Candy’s essays and humor have appeared in anthologies and textbooks including Chicken Soup for the Soul, Flash Nonfiction Funny, Lost and Found—Stories from New York, A Beginner’s Guide to Getting Published, among others.

A Writing Professor at The New School in New York City, Candy leads workshops in creative non-fiction, focusing on personal essays, humor, and memoir. Student work has appeared in leading digital and print publications including The New York Times and The Washington Post.

Candy taught writing at The Chautauqua Institution for 10 summers, and frequently shares her expertise at the annual ASJA conference and Hunter College. Her readings include Generation Women and Mr. Beller’s Neighborhood. She has been a guest speaker on NPR and Radio Health. 

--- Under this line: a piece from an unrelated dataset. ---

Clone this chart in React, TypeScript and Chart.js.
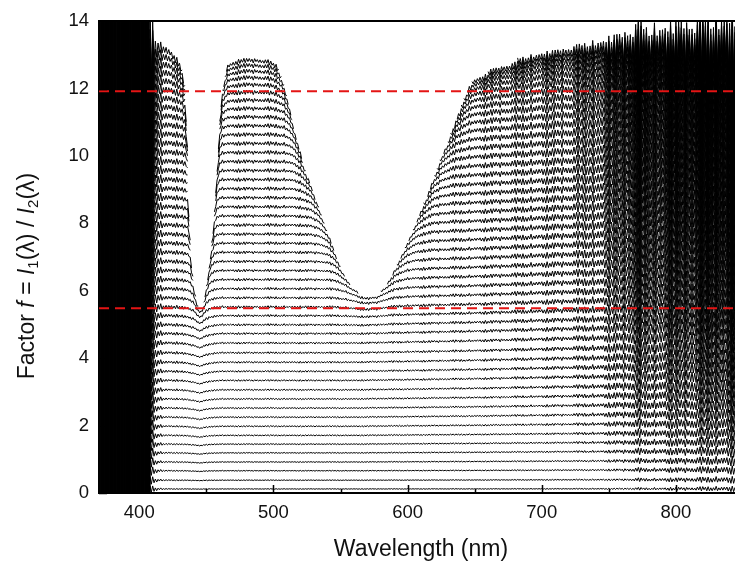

Born and raised in Brooklyn (before it was hip), she bravely left the borough at the age of 16 for Ohio State University, the first time she traveled west of New Jersey; living in the Midwest illuminated a different world beyond Sheepshead Bay. She earned her M.A. at New York University, briefly meeting John Lennon in Washington Square. She transformed this experience into a published essay—her essay ideas are often close to home.

She’s eternally grateful to her writing mentor, Hayes B. Jacobs, for expanding and encouraging her creativity, especially because her parents urged her to become an executive secretary married to a golfer. When Candy isn’t writing, she loves long city walks, reading, playing tennis, cooking, traveling around France, sipping coffee, judging the best ice cream, endorsing the Oxford comma, and feeling proud of her husband and daughter.